• [WRITTEN PROBLEM]
The line holding "(memlabel) at (895,47)" is the last one to output; start at the first line of the data, keep every line in between exactly, and leave out pictures.
- - - -
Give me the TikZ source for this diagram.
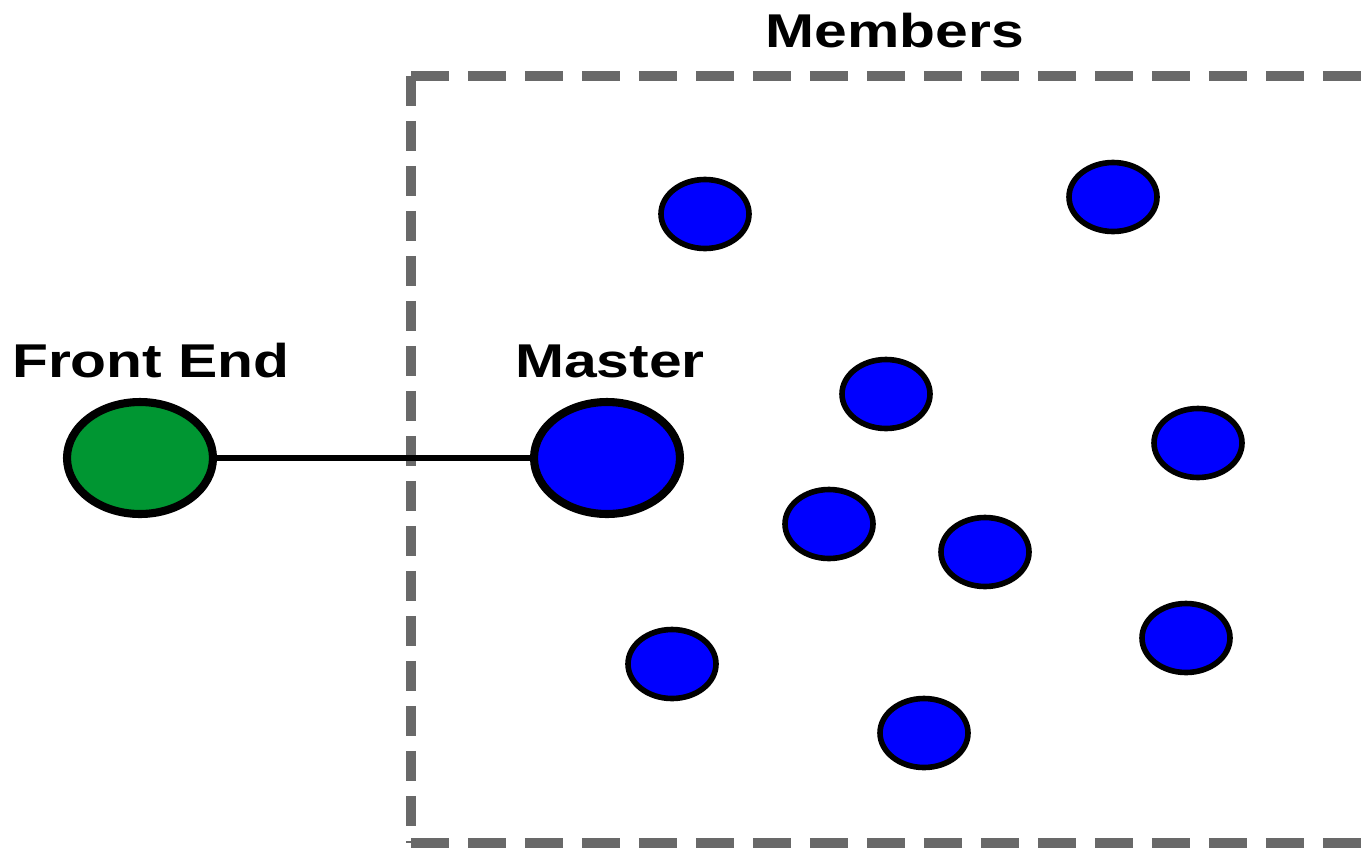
\documentclass[tikz,border=0pt]{standalone}
\usepackage{fontspec}
\setmainfont{Liberation Sans}
\usetikzlibrary{shapes.geometric}
\definecolor{frontgreen}{RGB}{0,150,50}
\definecolor{boxgray}{RGB}{105,105,105}
\tikzset{
    front node/.style = {
        draw, ellipse,
        fill = frontgreen,
        line width = 4.6pt,
        minimum width = 2.92cm,
        minimum height = 2.24cm,
        inner sep = 0pt,
        },
    master node/.style = {
        front node,
        fill = blue,
        },
    member/.style = {
        draw, ellipse,
        fill = blue,
        line width = 3.2pt,
        minimum width = 1.76cm,
        minimum height = 1.38cm,
        inner sep = 0pt,
        },
    caption/.style = {
        font = \fontsize{27}{32}\selectfont\bfseries,
        inner sep = 0pt,
        anchor = base,
        xscale = 1.24,
        },
    box h/.style = {
        draw = boxgray,
        line width = 5.7pt,
        dash pattern = on 0.76cm off 0.38cm,
        },
    box v/.style = {
        draw = boxgray,
        line width = 5.7pt,
        dash pattern = on 0.6cm off 0.3cm,
        },
    link/.style = {
        line width = 3pt,
        },
}
\begin{document}
\begin{tikzpicture}[x=0.02cm, y=-0.02cm]
    \useasboundingbox (0,0) rectangle (1369,849);

    % members box
    \coordinate (tl) at (411,76);
    \coordinate (tr) at (1374,76);
    \coordinate (bl) at (411,843);
    \coordinate (br) at (1374,843);
    \path[box h] (tl) -- (tr);
    \path[box h] (bl) -- (br);
    \path[box v] (tl) -- (bl);
    \path[box v] (tr) -- (br);
    \node[caption] (memlabel) at (895,47) {Members};

    \node[front node] (fe) at (140,458) {};
    \node[master node] (master) at (607,458) {};
    \node[caption] (felabel) at (151,377) {Front End};
    \node[caption] (mlabel) at (610,377) {Master};

    \foreach \i/\x/\y in {1/705/214, 2/1113/197, 3/886/394, 4/1198/443,
        5/829/524, 6/985/552, 7/672/664, 8/1186/638, 9/924/733}
        \node[member] (m\i) at (\x,\y) {};

    \draw[link] (fe) -- (master);
\end{tikzpicture}
\end{document}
- - - -
• [SOLUTION TO THIS TASK]
Give me the TikZ source for this diagram.
\documentclass[tikz,border=0pt]{standalone}
\usepackage{fontspec}
\setmainfont{Liberation Sans}
\usetikzlibrary{shapes.geometric}
\definecolor{frontgreen}{RGB}{0,150,50}
\definecolor{boxgray}{RGB}{105,105,105}
\tikzset{
    front node/.style = {
        draw, ellipse,
        fill = frontgreen,
        line width = 4.6pt,
        minimum width = 2.92cm,
        minimum height = 2.24cm,
        inner sep = 0pt,
        },
    master node/.style = {
        front node,
        fill = blue,
        },
    member/.style = {
        draw, ellipse,
        fill = blue,
        line width = 3.2pt,
        minimum width = 1.76cm,
        minimum height = 1.38cm,
        inner sep = 0pt,
        },
    caption/.style = {
        font = \fontsize{27}{32}\selectfont\bfseries,
        inner sep = 0pt,
        anchor = base,
        xscale = 1.24,
        },
    box h/.style = {
        draw = boxgray,
        line width = 5.7pt,
        dash pattern = on 0.76cm off 0.38cm,
        },
    box v/.style = {
        draw = boxgray,
        line width = 5.7pt,
        dash pattern = on 0.6cm off 0.3cm,
        },
    link/.style = {
        line width = 3pt,
        },
}
\begin{document}
\begin{tikzpicture}[x=0.02cm, y=-0.02cm]
    \useasboundingbox (0,0) rectangle (1369,849);

    % members box
    \coordinate (tl) at (411,76);
    \coordinate (tr) at (1374,76);
    \coordinate (bl) at (411,843);
    \coordinate (br) at (1374,843);
    \path[box h] (tl) -- (tr);
    \path[box h] (bl) -- (br);
    \path[box v] (tl) -- (bl);
    \path[box v] (tr) -- (br);
    \node[caption] (memlabel) at (895,47) {Members};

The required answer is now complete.